Footage of him in action is even more impressive. He is not shy of a bruising tackle, while his speed and physicality make him a difficult proposition for opposition attackers.

Of course this does not tell the full story. Stats can sometimes be misleading, and context matters. Crystal Palace defend deep and invite the opposition onto them, hoping to utilise the pace of Wilfried Zaha to launch quick counterattacks.

This style will no doubt lead to pronounced defensive stats, as the back four are asked to carry out these duties far more frequently than players in more attacking teams. While it is encouraging that Wan-Bissaka is thriving in this role, it will be interesting to see how he copes with defending in a more open team next season.

As for those tackles, as impressive as they are, they should also concern United supporters.

As AC Milan legend Paolo Maldini once said: 'if I have to make a tackle then I already have made a mistake'. It is noticeable that Wan-Bissaka has already been beaten by the opposition attacker and is forced to make a desperate challenge in most of the above clips.

He can recover in those predicaments no doubt, but he seems to be caught out of position quite often. This is something that will become even more pronounced as he plays in a team that is not set up as defensively as Roy Hodgson's Crystal Palace.

As this late own goal in the European U21 Championships shows, his decision making can be improved upon.

Wan-Bissaka has all the gifts you would want in a full back, but he is far from the finished article. That is a good thing considering he is already playing at a high level. But as a player with less than 50 first team appearances to his name, his transition to playing for a club with sky high expectations may not be seamless.
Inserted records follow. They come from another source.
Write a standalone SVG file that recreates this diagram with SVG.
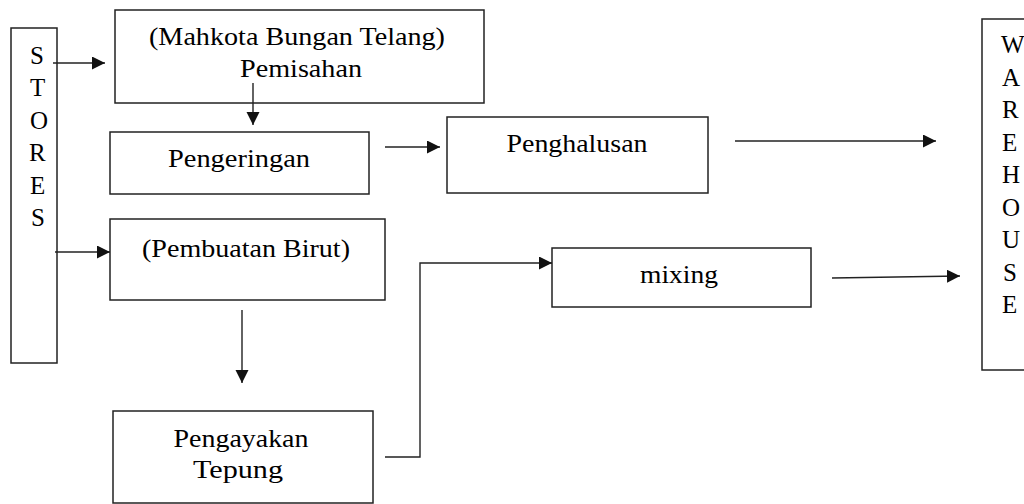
<svg xmlns="http://www.w3.org/2000/svg" width="1024" height="504" viewBox="0 0 1024 504">
  <style>
    .box { fill: #ffffff; stroke: #222222; stroke-width: 1.5; }
    .lbl { font-family: "Liberation Serif", "Times New Roman", "DejaVu Serif", serif; font-size: 25px; fill: #000000; text-anchor: middle; }
    .ltr { font-family: "Liberation Serif", "Times New Roman", "DejaVu Serif", serif; font-size: 25px; fill: #000000; text-anchor: start; }
    .conn { fill: none; stroke: #222222; stroke-width: 1.4; marker-end: url(#arrow); }
  </style>
  <defs>
    <marker id="arrow" markerUnits="userSpaceOnUse" markerWidth="14" markerHeight="14" refX="13" refY="6.5" orient="auto">
      <path d="M0,0 L13,6.5 L0,13 Z" fill="#111111"/>
    </marker>
  </defs>
  <rect x="0" y="0" width="1024" height="504" fill="#ffffff"/>

  <g id="stores">
    <rect class="box" x="11" y="28" width="46" height="335"/>
    <text class="ltr" x="30" y="64">S</text>
    <text class="ltr" x="30" y="96">T</text>
    <text class="ltr" x="30" y="129">O</text>
    <text class="ltr" x="29" y="161">R</text>
    <text class="ltr" x="30" y="194">E</text>
    <text class="ltr" x="31" y="226">S</text>
  </g>

  <g id="pemisahan">
    <rect class="box" x="115" y="10" width="369" height="93"/>
    <text class="lbl" x="297" y="45" textLength="296" lengthAdjust="spacingAndGlyphs">(Mahkota Bungan Telang)</text>
    <text class="lbl" x="301" y="77" textLength="122" lengthAdjust="spacingAndGlyphs">Pemisahan</text>
  </g>

  <g id="pengeringan">
    <rect class="box" x="110" y="132" width="259" height="62"/>
    <text class="lbl" x="239" y="167" textLength="142" lengthAdjust="spacingAndGlyphs">Pengeringan</text>
  </g>

  <g id="penghalusan">
    <rect class="box" x="447" y="117" width="261" height="76"/>
    <text class="lbl" x="577" y="152" textLength="141" lengthAdjust="spacingAndGlyphs">Penghalusan</text>
  </g>

  <g id="pembuatan-birut">
    <rect class="box" x="110" y="219" width="275" height="81"/>
    <text class="lbl" x="246" y="257" textLength="208" lengthAdjust="spacingAndGlyphs">(Pembuatan Birut)</text>
  </g>

  <g id="pengayakan-tepung">
    <rect class="box" x="113" y="411" width="260" height="92"/>
    <text class="lbl" x="241" y="447" textLength="135" lengthAdjust="spacingAndGlyphs">Pengayakan</text>
    <text class="lbl" x="238" y="478" textLength="90" lengthAdjust="spacingAndGlyphs">Tepung</text>
  </g>

  <g id="mixing">
    <rect class="box" x="552" y="248" width="259" height="59"/>
    <text class="lbl" x="679" y="283" textLength="78" lengthAdjust="spacingAndGlyphs">mixing</text>
  </g>

  <g id="warehouse">
    <rect class="box" x="982" y="19" width="60" height="351"/>
    <text class="ltr" x="1001" y="53">W</text>
    <text class="ltr" x="1002" y="86">A</text>
    <text class="ltr" x="1002" y="118">R</text>
    <text class="ltr" x="1002" y="151">E</text>
    <text class="ltr" x="1002" y="183">H</text>
    <text class="ltr" x="1002" y="216">O</text>
    <text class="ltr" x="1002" y="248">U</text>
    <text class="ltr" x="1003" y="281">S</text>
    <text class="ltr" x="1002" y="313">E</text>
  </g>

  <g id="connectors">
    <path class="conn" d="M53,63 L105,63"/>
    <path class="conn" d="M253,83 L253,125"/>
    <path class="conn" d="M55,252 L110,252"/>
    <path class="conn" d="M385,147 L440,147"/>
    <path class="conn" d="M735,141 L936,141"/>
    <path class="conn" d="M242,310 L242,383"/>
    <path class="conn" d="M385,457 L420,457 L420,263 L552,263"/>
    <path class="conn" d="M832,278 L960,276"/>
  </g>
</svg>
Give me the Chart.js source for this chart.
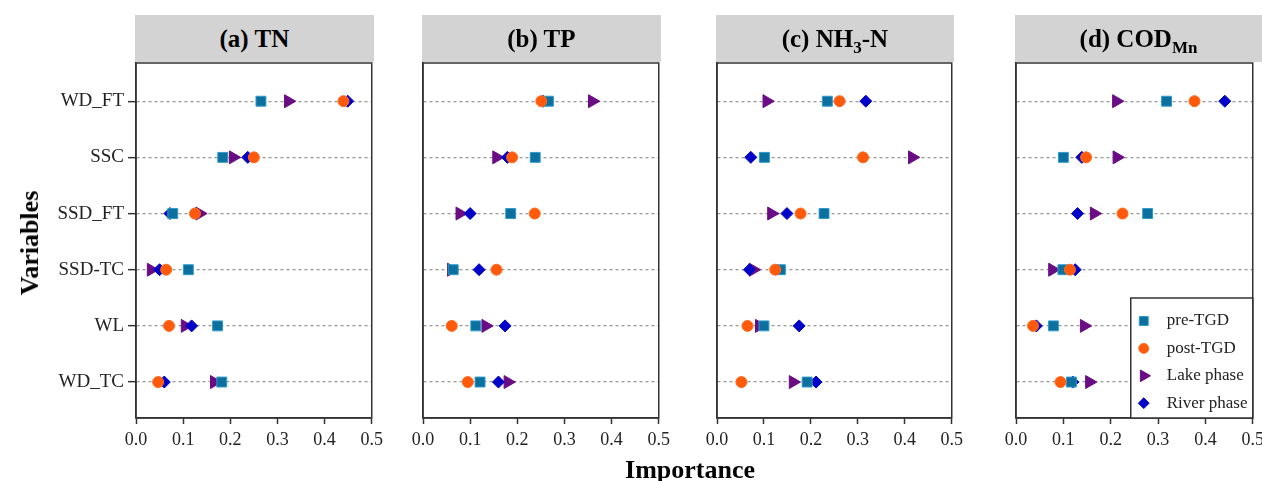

Still, at least he's not Ashley Young.

In summary, these two players should make a sizeable difference to United's defence. They fit well with Solskjaer's style of play, and possess many of the traits that he wants from players in their respective positions.

However they do come with risk. Neither is a sure thing.

Maguire's lack of pace is a bit of a concern, while his ability on the ball has been grossly overstated in some quarters. He is a quality centre back no doubt, but he is not the complete package.

Wan-Bissaka could be on of the top right backs in the game down the road, but there is still plenty of room for growth. There could be up and downs over the next couple of years, and patience may be required. Still, he is a project worth investing in, even for the lofty price that was required to do so.

It will certainly be an interesting season ahead at Old Trafford.